Data extracted from a collection:
========================

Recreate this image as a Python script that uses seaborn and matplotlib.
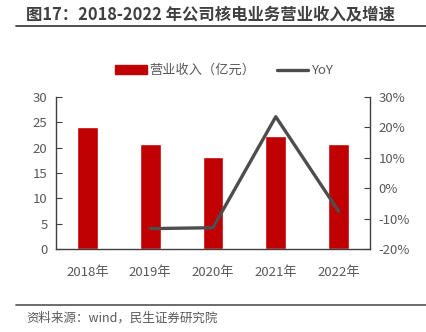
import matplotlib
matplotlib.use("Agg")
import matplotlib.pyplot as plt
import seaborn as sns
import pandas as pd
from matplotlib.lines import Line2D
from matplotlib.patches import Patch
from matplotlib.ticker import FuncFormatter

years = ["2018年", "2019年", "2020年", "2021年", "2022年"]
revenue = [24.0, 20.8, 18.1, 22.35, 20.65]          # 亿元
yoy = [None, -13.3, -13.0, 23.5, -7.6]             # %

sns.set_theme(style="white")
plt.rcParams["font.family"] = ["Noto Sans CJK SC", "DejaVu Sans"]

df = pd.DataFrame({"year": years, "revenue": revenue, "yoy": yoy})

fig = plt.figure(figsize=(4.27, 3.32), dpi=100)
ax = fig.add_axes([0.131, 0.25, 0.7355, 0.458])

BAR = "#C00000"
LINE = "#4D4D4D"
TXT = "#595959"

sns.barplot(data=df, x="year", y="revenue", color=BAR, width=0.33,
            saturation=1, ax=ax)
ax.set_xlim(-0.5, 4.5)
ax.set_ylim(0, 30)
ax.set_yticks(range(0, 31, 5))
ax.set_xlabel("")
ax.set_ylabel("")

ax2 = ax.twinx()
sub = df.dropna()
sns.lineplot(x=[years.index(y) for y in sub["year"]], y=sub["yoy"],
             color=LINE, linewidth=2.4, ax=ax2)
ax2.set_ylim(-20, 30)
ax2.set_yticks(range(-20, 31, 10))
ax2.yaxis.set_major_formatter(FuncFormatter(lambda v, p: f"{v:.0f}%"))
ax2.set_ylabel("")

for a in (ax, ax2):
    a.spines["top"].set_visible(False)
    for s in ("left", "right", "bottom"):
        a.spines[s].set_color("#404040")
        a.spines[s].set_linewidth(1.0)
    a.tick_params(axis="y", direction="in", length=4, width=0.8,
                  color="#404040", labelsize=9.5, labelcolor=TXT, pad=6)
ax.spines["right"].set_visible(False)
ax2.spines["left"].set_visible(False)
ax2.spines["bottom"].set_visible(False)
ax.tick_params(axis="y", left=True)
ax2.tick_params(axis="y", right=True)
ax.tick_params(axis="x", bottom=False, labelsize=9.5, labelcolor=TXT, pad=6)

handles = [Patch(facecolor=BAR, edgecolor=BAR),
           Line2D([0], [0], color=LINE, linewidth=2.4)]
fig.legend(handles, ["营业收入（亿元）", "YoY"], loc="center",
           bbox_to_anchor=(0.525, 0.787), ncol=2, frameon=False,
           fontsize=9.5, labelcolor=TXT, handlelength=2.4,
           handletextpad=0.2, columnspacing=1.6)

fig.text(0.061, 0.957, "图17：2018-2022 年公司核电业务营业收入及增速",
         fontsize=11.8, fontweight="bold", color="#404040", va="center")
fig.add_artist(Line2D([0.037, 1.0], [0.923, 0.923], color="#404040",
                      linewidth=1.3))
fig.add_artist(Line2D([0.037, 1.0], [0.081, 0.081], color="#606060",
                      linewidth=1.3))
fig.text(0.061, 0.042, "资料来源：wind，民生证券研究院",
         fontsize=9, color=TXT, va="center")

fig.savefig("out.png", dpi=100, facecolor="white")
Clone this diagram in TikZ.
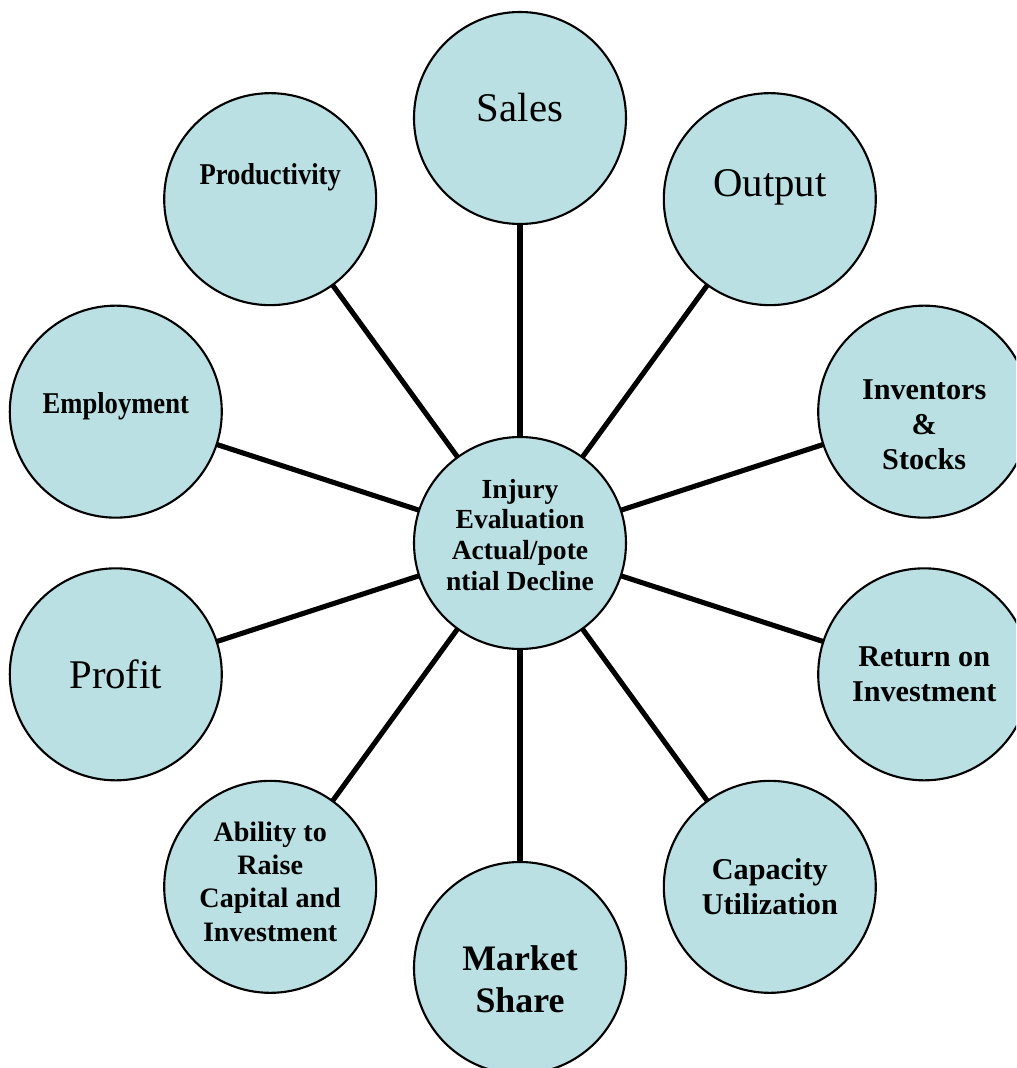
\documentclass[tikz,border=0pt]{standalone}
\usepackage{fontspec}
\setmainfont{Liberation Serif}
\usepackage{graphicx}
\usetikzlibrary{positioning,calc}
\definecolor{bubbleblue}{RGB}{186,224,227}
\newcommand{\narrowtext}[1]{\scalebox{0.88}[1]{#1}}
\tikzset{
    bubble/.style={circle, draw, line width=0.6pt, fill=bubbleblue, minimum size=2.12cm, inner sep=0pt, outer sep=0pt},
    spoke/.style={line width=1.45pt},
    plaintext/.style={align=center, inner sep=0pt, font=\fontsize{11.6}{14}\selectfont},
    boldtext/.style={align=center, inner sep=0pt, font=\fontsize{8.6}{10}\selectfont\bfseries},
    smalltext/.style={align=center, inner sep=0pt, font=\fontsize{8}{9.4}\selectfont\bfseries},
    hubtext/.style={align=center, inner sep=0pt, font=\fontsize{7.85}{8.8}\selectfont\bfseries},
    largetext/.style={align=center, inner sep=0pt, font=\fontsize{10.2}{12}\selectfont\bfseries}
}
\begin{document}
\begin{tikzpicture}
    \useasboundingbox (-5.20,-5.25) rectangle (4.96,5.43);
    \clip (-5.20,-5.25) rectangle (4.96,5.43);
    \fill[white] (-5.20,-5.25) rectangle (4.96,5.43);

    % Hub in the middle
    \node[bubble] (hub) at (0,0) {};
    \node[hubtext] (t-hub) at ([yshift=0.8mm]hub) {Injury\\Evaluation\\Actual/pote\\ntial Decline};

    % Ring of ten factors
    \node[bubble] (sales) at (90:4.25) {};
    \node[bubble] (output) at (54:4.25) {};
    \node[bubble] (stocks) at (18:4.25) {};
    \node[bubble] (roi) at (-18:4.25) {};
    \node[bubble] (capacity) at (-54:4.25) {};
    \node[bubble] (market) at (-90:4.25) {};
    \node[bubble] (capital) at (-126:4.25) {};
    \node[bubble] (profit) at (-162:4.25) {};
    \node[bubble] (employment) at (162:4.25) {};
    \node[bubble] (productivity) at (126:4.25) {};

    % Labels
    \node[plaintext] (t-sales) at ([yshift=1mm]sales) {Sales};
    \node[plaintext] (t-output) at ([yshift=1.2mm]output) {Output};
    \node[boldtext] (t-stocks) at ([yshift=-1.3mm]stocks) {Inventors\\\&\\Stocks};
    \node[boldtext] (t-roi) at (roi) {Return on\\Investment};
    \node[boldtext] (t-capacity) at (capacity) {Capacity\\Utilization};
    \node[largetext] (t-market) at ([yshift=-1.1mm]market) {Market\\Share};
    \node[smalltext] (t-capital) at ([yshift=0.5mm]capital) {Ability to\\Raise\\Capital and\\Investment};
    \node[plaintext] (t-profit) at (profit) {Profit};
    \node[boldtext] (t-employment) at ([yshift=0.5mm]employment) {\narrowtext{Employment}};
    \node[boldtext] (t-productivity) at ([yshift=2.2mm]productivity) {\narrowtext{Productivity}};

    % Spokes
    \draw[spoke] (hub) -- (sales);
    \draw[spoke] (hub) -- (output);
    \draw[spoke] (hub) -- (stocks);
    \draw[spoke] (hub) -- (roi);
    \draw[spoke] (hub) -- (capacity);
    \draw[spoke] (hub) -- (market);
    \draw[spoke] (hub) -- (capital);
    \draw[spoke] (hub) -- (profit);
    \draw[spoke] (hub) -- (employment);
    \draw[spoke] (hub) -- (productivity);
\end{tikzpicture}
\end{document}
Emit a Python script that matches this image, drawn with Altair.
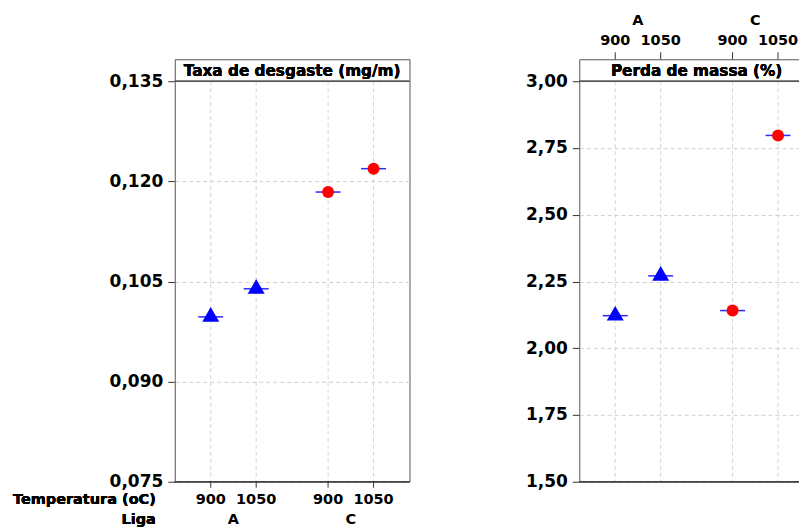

========================

**Problem to solve**
Of all the lines above, how many contain "that"? Give the number and nothing more.

**Completed task**
2